Mark Thompson notes the following about debating whether the Founders intended the United States to be a “Christian Nation.”
The response to the “America is a Christian nation” meme is usually to argue that the Founders were deists, which results in an intractable debate about the Founders’ actual religion.
He follows this up with a link to this post, which argues that the Founding Fathers took pains to hide their religion, and that we shouldn’t bother to try.
I still think that this is the wrong way of looking at it. As I argued last December:
However, I would contend that an argument over what the Founders believed has little if anything to do with whether the government of the United States is based on religious principles. After all, I believe it was Jesus Christ himself who said: “You will know them by their fruits.” Even if we accept, for the sake of argument, that all of the the Founding Fathers were pure Christians, that has very little bearing on whether the Constitution itself is based on Christian teachings. The only way to figure that out is to examine the Constitution itself and determine whether it adheres to Christian percepts.

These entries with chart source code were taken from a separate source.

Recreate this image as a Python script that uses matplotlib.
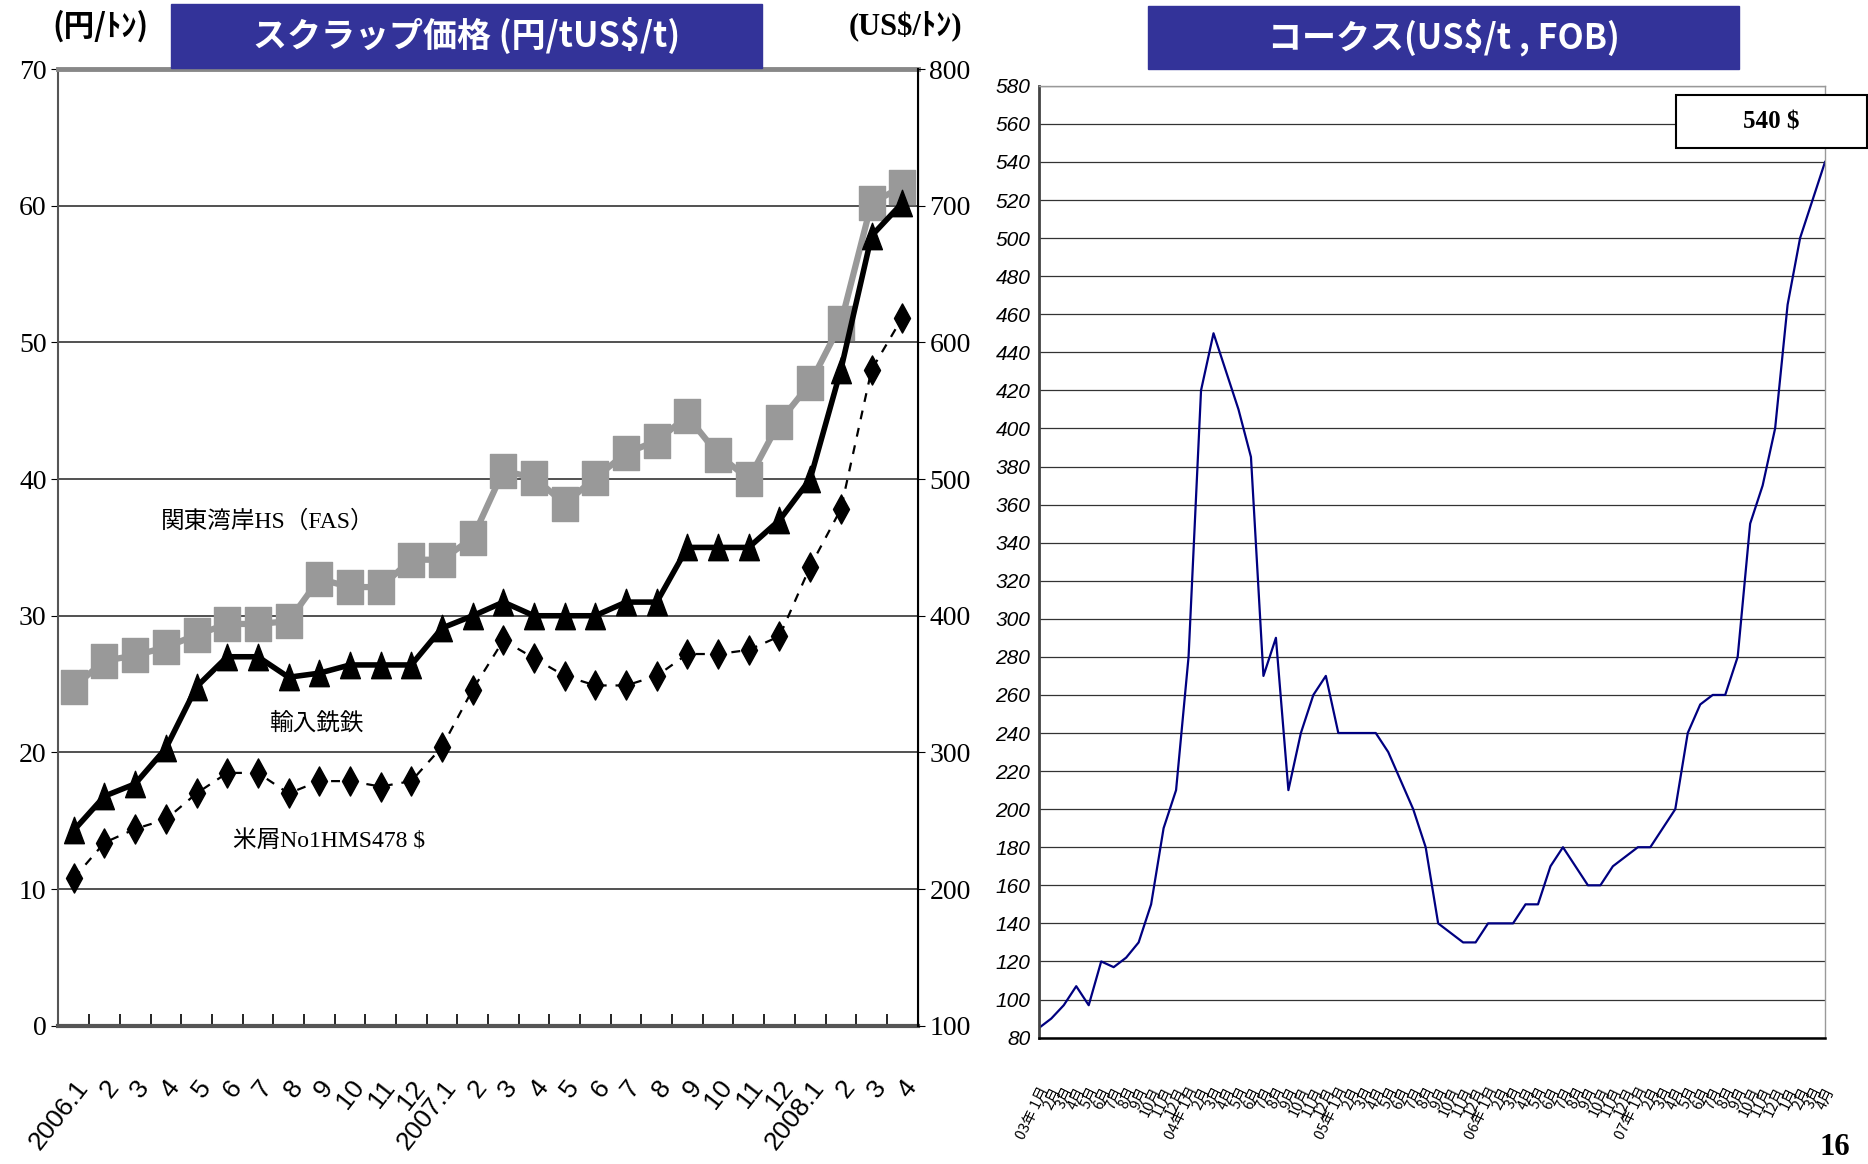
import matplotlib
matplotlib.use("Agg")
import matplotlib.pyplot as plt
from matplotlib.patches import Rectangle
from matplotlib.path import Path

plt.rcParams['font.family'] = ['Noto Sans CJK JP', 'DejaVu Sans']

# scrap prices, 2006.1 - 2008.4
months = ['2006.1', '2', '3', '4', '5', '6', '7', '8', '9', '10', '11', '12',
          '2007.1', '2', '3', '4', '5', '6', '7', '8', '9', '10', '11', '12',
          '2008.1', '2', '3', '4']
hs_fas = [24.8, 26.7, 27.1, 27.7, 28.6, 29.4, 29.4, 29.6, 32.7, 32.1, 32.1, 34.1,
          34.1, 35.7, 40.6, 40.1, 38.2, 40.1, 41.9, 42.8, 44.6, 41.8, 40.0, 44.2,
          47.0, 51.4, 60.2, 61.4]
pig_iron = [14.3, 16.8, 17.7, 20.3, 24.8, 27.0, 27.0, 25.5, 25.8, 26.4, 26.4, 26.4,
            29.1, 30.0, 31.0, 30.0, 30.0, 30.0, 31.0, 31.0, 35.0, 35.0, 35.0, 37.0,
            40.0, 48.0, 57.8, 60.2]
us_hms = [208, 234, 244, 251, 270, 285, 285, 270, 279, 279, 275, 279,
          304, 346, 382, 369, 356, 349, 349, 356, 372, 372, 375, 385,
          436, 478, 580, 618]

# coke price, 03/1 - 08/4
coke_labels = []
for yy in ['03', '04', '05', '06', '07']:
    for m in range(1, 13):
        coke_labels.append(f'{yy}年 1月' if m == 1 else f'{m}月')
coke_labels += ['1月', '2月', '3月', '4月']
coke = [85, 90, 97, 107, 97, 120, 117, 122, 130, 150, 190, 210, 280, 420, 450, 430,
        410, 385, 270, 290, 210, 240, 260, 270, 240, 240, 240, 240, 230, 215, 200, 180,
        140, 135, 130, 130, 140, 140, 140, 150, 150, 170, 180, 170, 160, 160, 170, 175,
        180, 180, 190, 200, 240, 255, 260, 260, 280, 350, 370, 400, 465, 500, 520, 540]

NAVY_BOX = '#333399'
serif = ['Liberation Serif', 'Noto Sans CJK JP']
narrow = ['Liberation Sans Narrow', 'Liberation Sans', 'DejaVu Sans']

rect_marker = Path([(-0.75, -1), (0.75, -1), (0.75, 1), (-0.75, 1), (-0.75, -1)], closed=True)
tri_marker = Path([(0, 1), (0.75, -1), (-0.75, -1), (0, 1)], closed=True)
dia_marker = Path([(0, 1), (0.55, 0), (0, -1), (-0.55, 0), (0, 1)], closed=True)

fig = plt.figure(figsize=(18.68, 11.64), dpi=100)

# ---- left chart ----
ax = fig.add_axes([0.0313, 0.1188, 0.4599, 0.8218])
axr = ax.twinx()
x = list(range(len(months)))

ax.plot(x, hs_fas, color='#999999', lw=4.5, marker=rect_marker, ms=25, zorder=3)
ax.plot(x, pig_iron, color='black', lw=4, marker=tri_marker, ms=19, zorder=4)
axr.plot(x, us_hms, color='black', lw=1.6, ls=(0, (4, 4)), marker=dia_marker, ms=21)

ax.set_xlim(-0.5, len(months) - 0.5)
ax.set_ylim(0, 70)
ax.set_yticks(range(0, 71, 10))
axr.set_ylim(100, 800)
axr.set_yticks(range(100, 801, 100))
ax.yaxis.grid(True, color='#333333', lw=1.2)
ax.set_axisbelow(True)

ax.set_xticks(x)
ax.set_xticklabels(months, rotation=52, ha='right', va='top', rotation_mode='anchor',
                   fontsize=19, family=narrow)
ax.tick_params(axis='x', which='major', length=0, pad=36)
ax.set_xticks([i + 0.5 for i in range(len(months) - 1)], minor=True)
ax.tick_params(axis='x', which='minor', direction='in', length=9, width=1.2, color='black')
ax.tick_params(axis='y', direction='out', length=5, labelsize=20)
axr.tick_params(axis='y', direction='out', length=5, labelsize=20)
for lab in ax.get_yticklabels() + axr.get_yticklabels():
    lab.set_family('Liberation Serif')

ax.spines['top'].set_color('#888888')
ax.spines['top'].set_linewidth(3.5)
ax.spines['left'].set_color('#555555')
ax.spines['left'].set_linewidth(1.5)
ax.spines['bottom'].set_color('#555555')
ax.spines['bottom'].set_linewidth(3)
for s in ['top', 'left', 'bottom']:
    axr.spines[s].set_visible(False)
axr.spines['right'].set_linewidth(1.5)

ax.text(0.243, 0.5266, '関東湾岸HS（FAS）', transform=ax.transAxes, ha='center',
        va='center', fontsize=17, family=serif)
ax.text(0.300, 0.3164, '輸入銑鉄', transform=ax.transAxes, ha='center', va='center',
        fontsize=17, family=serif)
ax.text(0.315, 0.193, '米屑No1HMS478 $', transform=ax.transAxes, ha='center',
        va='center', fontsize=17, family=serif)

# ---- right chart ----
ax2 = fig.add_axes([0.5561, 0.1086, 0.4209, 0.8177])
cx = list(range(len(coke)))
ax2.plot(cx, coke, color='#000080', lw=1.6)
ax2.set_xlim(0, len(coke) - 1)
ax2.set_ylim(80, 580)
ax2.set_yticks(range(80, 581, 20))
ax2.yaxis.grid(True, color='#333333', lw=0.9)
ax2.set_axisbelow(True)
ax2.tick_params(axis='y', length=0, pad=6, labelsize=15)
for lab in ax2.get_yticklabels():
    lab.set_family(narrow)
    lab.set_style('italic')

ax2.set_xticks(cx)
ax2.set_xticklabels(coke_labels, rotation=64, ha='right', va='top', rotation_mode='anchor',
                    fontsize=10.5)
ax2.tick_params(axis='x', which='major', length=0, pad=34)
ax2.set_xticks([30, 60], minor=True)
ax2.tick_params(axis='x', which='minor', direction='in', length=8, width=1, color='#444444')

ax2.spines['left'].set_color('#444444')
ax2.spines['left'].set_linewidth(2)
ax2.spines['bottom'].set_linewidth(1.8)
for s in ['top', 'right']:
    ax2.spines[s].set_color('#999999')
    ax2.spines[s].set_linewidth(1)

# ---- titles and boxes ----
fig.patches.append(Rectangle((0.0918, 0.9417), 0.3163, 0.0552, transform=fig.transFigure,
                             color=NAVY_BOX))
fig.text(0.25, 0.9693, 'スクラップ価格 (円/tUS$/t)', color='white', fontsize=24.5,
         fontweight='bold', ha='center', va='center')
fig.patches.append(Rectangle((0.6148, 0.9406), 0.3163, 0.0542, transform=fig.transFigure,
                             color=NAVY_BOX))
fig.text(0.773, 0.9677, 'コークス(US$/t , FOB)', color='white', fontsize=24.5,
         fontweight='bold', ha='center', va='center')

fig.text(0.054, 0.9777, '(円/ﾄﾝ)', fontsize=22, fontweight='bold', ha='center', va='center')
fig.text(0.4846, 0.9777, '(US$/ﾄﾝ)', fontsize=22, fontweight='bold', ha='center',
         va='center', family=serif)

fig.patches.append(Rectangle((0.8973, 0.8729), 0.1022, 0.0455, transform=fig.transFigure,
                             facecolor='white', edgecolor='black', lw=1.5))
fig.text(0.9484, 0.8956, '540 $', fontsize=18, fontweight='bold', ha='center', va='center',
         family='Liberation Serif')

fig.text(0.982, 0.002, '16', fontsize=22, fontweight='bold', ha='center', va='bottom',
         family='Liberation Serif')

fig.savefig('out.png', dpi=100)
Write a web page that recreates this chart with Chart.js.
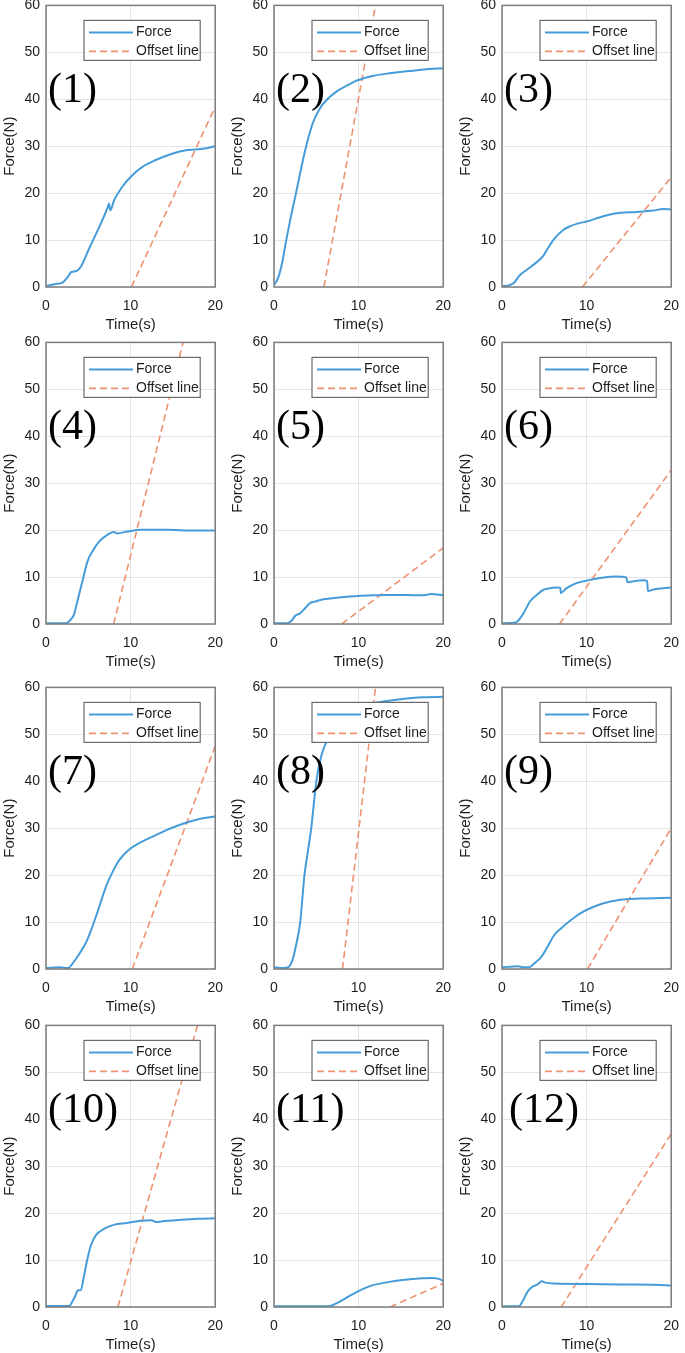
<!DOCTYPE html>
<html>
<head>
<meta charset="utf-8">
<title>Force vs time</title>
<script src="https://cdn.jsdelivr.net/npm/chart.js@4.4.0/dist/chart.umd.min.js"></script>
<style>
  body { margin: 0; background: #fff; width: 685px; height: 1353px; overflow: hidden; position: relative; }
  canvas { position: absolute; }
</style>
</head>
<body>
<script>
'use strict';

// ---- data ----
let seriesNames = ['Force', 'Offset line'];
let panelTags = ['(1)', '(2)', '(3)', '(4)', '(5)', '(6)', '(7)', '(8)', '(9)', '(10)', '(11)', '(12)'];
let xTicks = [0, 10, 20];
let yTicks = [0, 10, 20, 30, 40, 50, 60];

let time1 = [0, 1, 2, 2.6, 3.0, 3.6, 4.2, 5.1, 6.3, 7.3, 7.45, 7.6, 8.05, 9.0, 10.2, 11.4, 12.9, 14.9, 16.4, 17.6, 18.8, 20];
let force1 = [0.2, 0.6, 1.0, 2.2, 3.2, 3.4, 4.6, 8.2, 12.8, 17.0, 17.8, 16.3, 18.5, 21.3, 23.8, 25.6, 27.0, 28.4, 29.1, 29.3, 29.5, 30.0];

let time2 = [0, 0.5, 1.0, 1.45, 2.0, 2.6, 3.2, 3.8, 4.6, 5.4, 6.3, 7.5, 8.7, 9.8, 11.5, 13.5, 16.0, 18.0, 20];
let force2 = [0.4, 2.0, 5.5, 10.0, 15.0, 20.0, 25.2, 30.0, 35.0, 38.0, 40.0, 41.8, 43.0, 44.0, 44.9, 45.5, 46.0, 46.4, 46.6];

let time3 = [0, 0.8, 1.4, 2.1, 3.1, 4.1, 4.9, 5.4, 6.2, 7.2, 8.0, 8.9, 10.1, 11.3, 12.4, 14.0, 15.9, 17.9, 19.0, 20];
let force3 = [0.2, 0.35, 0.85, 2.5, 3.9, 5.3, 6.7, 8.2, 10.3, 12.1, 12.9, 13.5, 14.0, 14.7, 15.3, 15.8, 16.0, 16.3, 16.6, 16.5];

let time4 = [0, 2.35, 2.9, 3.3, 3.7, 4.3, 4.9, 5.5, 6.3, 7.25, 8.0, 8.4, 9.6, 11.2, 14.3, 17.5, 20];
let force4 = [0.15, 0.15, 0.9, 2.0, 4.8, 9.1, 13.3, 15.5, 17.6, 19.0, 19.6, 19.3, 19.7, 20.1, 20.1, 19.9, 19.9];

let time5 = [0, 1.4, 2.0, 2.55, 3.1, 3.7, 4.3, 4.9, 5.7, 6.9, 8.0, 9.6, 11.6, 13.5, 15.5, 17.5, 18.6, 20];
let force5 = [0.15, 0.15, 0.6, 1.8, 2.3, 3.4, 4.5, 4.8, 5.2, 5.5, 5.7, 5.9, 6.1, 6.2, 6.2, 6.1, 6.4, 6.1];

let time6 = [0, 1.6, 2.0, 2.55, 3.3, 4.1, 4.9, 5.3, 6.5, 6.9, 6.95, 7.6, 8.8, 10.4, 12.0, 13.5, 14.7, 14.8, 15.9, 16.7, 17.15, 17.25, 17.8, 20];
let force6 = [0.15, 0.3, 0.9, 2.3, 4.8, 6.2, 7.3, 7.5, 7.8, 7.7, 6.6, 7.6, 8.7, 9.4, 9.9, 10.1, 9.9, 8.9, 9.2, 9.3, 9.2, 7.0, 7.3, 7.8];

let time7 = [0, 1.6, 2.6, 3.2, 4.0, 4.8, 5.5, 6.3, 7.1, 7.9, 8.7, 9.8, 11.0, 12.6, 14.1, 16.1, 18.0, 20];
let force7 = [0.2, 0.35, 0.2, 1.3, 3.4, 5.9, 9.1, 13.3, 17.6, 20.8, 23.3, 25.4, 26.8, 28.2, 29.5, 30.9, 31.9, 32.5];

let time8 = [0, 1.05, 1.7, 2.2, 2.6, 3.1, 3.6, 4.0, 4.4, 5.0, 5.6, 6.5, 7.5, 9.0, 10.5, 12.6, 14.9, 17.5, 20];
let force8 = [0.4, 0.2, 0.4, 2.0, 5.0, 10.0, 20.0, 25.0, 30.0, 40.0, 45.5, 49.5, 52.0, 54.5, 56.0, 56.9, 57.5, 57.9, 58.0];

let time9 = [0, 1.9, 2.5, 3.1, 3.9, 4.7, 5.4, 6.2, 7.0, 8.2, 9.3, 10.5, 12.0, 14.0, 16.3, 20];
let force9 = [0.35, 0.6, 0.35, 0.35, 1.3, 2.7, 4.8, 7.3, 8.7, 10.5, 11.9, 13.0, 14.0, 14.75, 15.0, 15.2];

let time10 = [0, 2.75, 3.1, 3.5, 3.75, 4.1, 4.5, 4.9, 5.3, 5.9, 6.9, 8.0, 9.6, 11.2, 12.5, 13.0, 14.0, 16.0, 18.0, 20];
let force10 = [0.2, 0.2, 1.1, 2.5, 3.55, 3.6, 6.7, 10.3, 13.1, 15.3, 16.7, 17.5, 17.9, 18.4, 18.5, 18.1, 18.3, 18.6, 18.8, 18.9];

let time11 = [0, 6.5, 7.3, 8.4, 10.0, 11.6, 13.5, 15.5, 17.5, 18.7, 19.5, 20];
let force11 = [0.15, 0.15, 0.7, 1.8, 3.4, 4.6, 5.3, 5.8, 6.1, 6.2, 6.0, 5.6];

let time12 = [0, 2.0, 2.4, 3.0, 3.6, 4.2, 4.7, 5.1, 6.3, 10.2, 14.1, 18.0, 20];
let force12 = [0.15, 0.15, 1.1, 3.2, 4.3, 4.8, 5.5, 5.2, 5.0, 4.9, 4.8, 4.75, 4.6];

// offset line: leaves zero at offsetStart, ends at (offsetEndT, offsetEndF)
let offsetStart = [10.1, 5.9, 9.5, 8.0, 8.0, 6.8, 10.2, 8.1, 10.1, 8.5, 13.7, 7.0];
let offsetEndT = [20, 12.0, 20, 16.2, 20, 20, 20, 12.0, 20, 17.9, 20, 20];
let offsetEndF = [38.4, 60, 23.4, 60, 16.2, 32.8, 47.5, 60, 30.0, 60, 5.0, 36.9];

let times = [time1, time2, time3, time4, time5, time6, time7, time8, time9, time10, time11, time12];
let forces = [force1, force2, force3, force4, force5, force6, force7, force8, force9, force10, force11, force12];

// ---- layout ----
let colLeft = [0, 228, 456];
let rowTop = [-9, 328, 673, 1011];
let tagShift = [2, 2, 2, 2, 2, 2, 2, 2, 2, 2, 2, 7];

let textColor = '#1e1e1e';
let sans = 'Liberation Sans';

// frame, panel tag and boxed legend inside the axes
let panelDecor = {
    id: 'panelDecor',
    afterDatasetsDraw(chart, args, opts) {
        let ctx = chart.ctx;
        let a = chart.chartArea;
        ctx.save();
        ctx.strokeStyle = '#7c7c7c';
        ctx.lineWidth = 1.5;
        ctx.strokeRect(a.left, a.top, a.right - a.left, a.bottom - a.top);

        ctx.fillStyle = '#000';
        ctx.font = '42px "Liberation Serif"';
        ctx.textBaseline = 'alphabetic';
        ctx.textAlign = 'left';
        ctx.fillText(opts.tag, a.left + opts.shift, a.top + 97);

        let lx = a.left + 38;
        let ly = a.top + 15;
        let lw = a.right - 15 - lx;
        let lh = 40;
        ctx.fillStyle = '#fff';
        ctx.fillRect(lx, ly, lw, lh);
        ctx.strokeStyle = '#6a6a6a';
        ctx.lineWidth = 1.2;
        ctx.strokeRect(lx, ly, lw, lh);
        chart.data.datasets.forEach(function (ds, k) {
            let y = ly + 12 + k * 19;
            ctx.beginPath();
            ctx.setLineDash(ds.borderDash || []);
            ctx.strokeStyle = ds.borderColor;
            ctx.lineWidth = ds.borderWidth;
            ctx.moveTo(lx + 5, y);
            ctx.lineTo(lx + 49, y);
            ctx.stroke();
            ctx.setLineDash([]);
            ctx.fillStyle = textColor;
            ctx.font = '14px "' + sans + '"';
            ctx.textBaseline = 'middle';
            ctx.fillText(ds.label, lx + 52, y);
        });
        ctx.restore();
    }
};

function makePanel(i) {
    let canvas = document.createElement('canvas');
    canvas.width = 234;
    canvas.height = 348;
    canvas.style.left = colLeft[i % 3] + 'px';
    canvas.style.top = rowTop[Math.floor(i / 3)] + 'px';
    document.body.appendChild(canvas);

    let forcePts = times[i].map(function (t, k) { return { x: t, y: forces[i][k] }; });
    let offsetPts = [{ x: offsetStart[i], y: 0 }, { x: offsetEndT[i], y: offsetEndF[i] }];

    new Chart(canvas.getContext('2d'), {
        type: 'line',
        data: {
            datasets: [{
                label: seriesNames[0],
                data: forcePts,
                borderColor: 'rgb(70,156,216)',
                borderWidth: 2,
                pointRadius: 0,
                cubicInterpolationMode: 'monotone'
            }, {
                label: seriesNames[1],
                data: offsetPts,
                borderColor: 'rgb(238,146,112)',
                borderWidth: 1.6,
                borderDash: [7, 4],
                pointRadius: 0
            }]
        },
        options: {
            responsive: false,
            animation: false,
            devicePixelRatio: 1,
            layout: { padding: { top: 9, right: 12, left: 0, bottom: 0 } },
            plugins: {
                legend: { display: false },
                tooltip: { enabled: false },
                panelDecor: { tag: panelTags[i], shift: tagShift[i] }
            },
            scales: {
                x: {
                    type: 'linear',
                    min: xTicks[0],
                    max: xTicks[xTicks.length - 1],
                    afterBuildTicks: function (s) { s.ticks = xTicks.map(function (v) { return { value: v }; }); },
                    afterFit: function (s) { s.height = 52; },
                    ticks: { padding: 11, color: textColor, maxRotation: 0, font: { family: sans, size: 14 } },
                    grid: { color: '#e4e4e4', drawTicks: false },
                    border: { display: false },
                    title: {
                        display: true, text: 'Time(s)', color: textColor,
                        font: { family: sans, size: 15 }, padding: { top: 0, bottom: 5 }
                    }
                },
                y: {
                    min: yTicks[0],
                    max: yTicks[yTicks.length - 1],
                    afterBuildTicks: function (s) { s.ticks = yTicks.map(function (v) { return { value: v }; }); },
                    afterFit: function (s) { s.width = 46; },
                    ticks: { padding: 6, color: textColor, font: { family: sans, size: 14 } },
                    grid: { color: '#e4e4e4', drawTicks: false },
                    border: { display: false },
                    title: {
                        display: true, text: 'Force(N)', color: textColor,
                        font: { family: sans, size: 15 }, padding: { top: 1, bottom: 0 }
                    }
                }
            }
        },
        plugins: [panelDecor]
    });
}

for (let i = 0; i < 12; i++) {
    makePanel(i);
}
</script>
</body>
</html>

And, as I argued last December, the Constitution is manifestly not Christian.

I do not believe that our ideas are inconsistent. My post is not about the nation or the government that the Founders created, but rather the Founders themselves, personally, as individual men.
Christian Nation advocates advance the claim that because the Founders were Christians, they intended for America to be a Christian nation. Your original point — even if they were all devout Christians, they nevertheless created a secular government — stands even if you concede my point, which is that we ought not to try to identify them as Christians or anything else.
I entirely agree with you that the USA IS not a Christian nation and the Constitution is not founded on Christian principles.
I think I was more arguing with Mark’s point than with yours on this one. I quite enjoyed your post, actually, which I think gets to the heart of how modern notions of piety are very different than those in the 18th and early 19th centuries.
This is why I usually try to avoid posts where I only write a sentence or two of my own. I wasn’t trying to make any point beyond TL’s - just to give it a little bit of an introduction. Since brevity is not my strengthy, it not surprisingly came out a bit vague.